Arnold’s art was displayed throughout the commonwealth and abroad. She was twice awarded Virginia Museum of Fine Arts fellowships and notably received individual artist grants from the Ludwig Vogelstein Foundation and the Adolph & Esther Gottlieb Foundation.
During the summer of 2020, Arnold’s exhibition “Circe’s World” was shown at Artspace. The theme came out of Greek mythology. Helios banished his daughter Circe for what he deemed bad behavior to a deserted island, where she lived in solitary grief. She developed powers of sorcery to protect against marauding sailors, whom she turned into pigs and other wild beasts.
One year, Arnold and Wittich were hired by the Arts Council of Richmond for its then-annual Children’s Festival to create the facade of a log cabin using cardboard on a wooden frame. “Really thick cardboard,” Wittich recalls. “It was huge.” At the time, Wittich maintained a large studio at the former Fulton School in the city’s East End. “Susanne was an excellent faux painter. It looked so real,” Wittich says. They soon learned, however, that the piece’s size prevented their fake cabin to move from the studio.
“We forgot to measure the damn door,” Wittich says with a laugh. This necessitated cutting the piece in two — which provided for a humorous story, but later. “Smart people can do silly things,” she quips.

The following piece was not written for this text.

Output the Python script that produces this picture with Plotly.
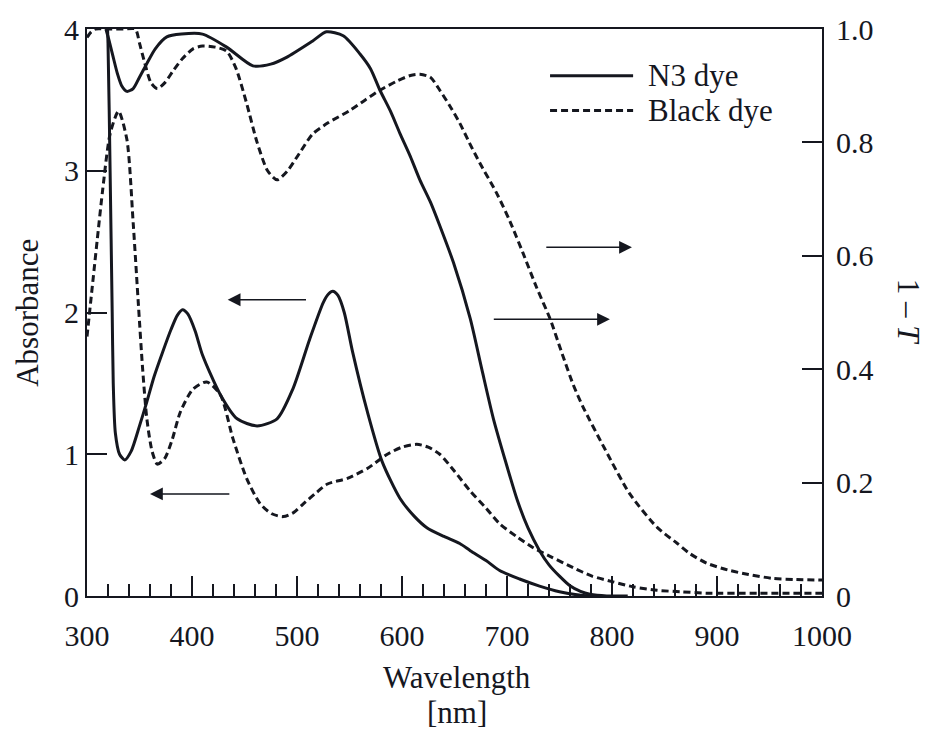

Sausser summarized Arnold’s approach to the work for the 2013 retrospective. Arnold’s process examined “monumental and elemental themes of life and death, past and present, family connections, creation, destruction, rejuvenation, and the interconnections between all the above. She has created work springing from earth, air, fire, and water, and echoed those elements through her choice of material and working methods. She has honored the role of storytelling throughout the ages by becoming an excellent storyteller herself. By highlighting the myths and lore of the past while also fashioning some of her own, Arnold poignantly points to our still strong connections between past, present, future, and each other.”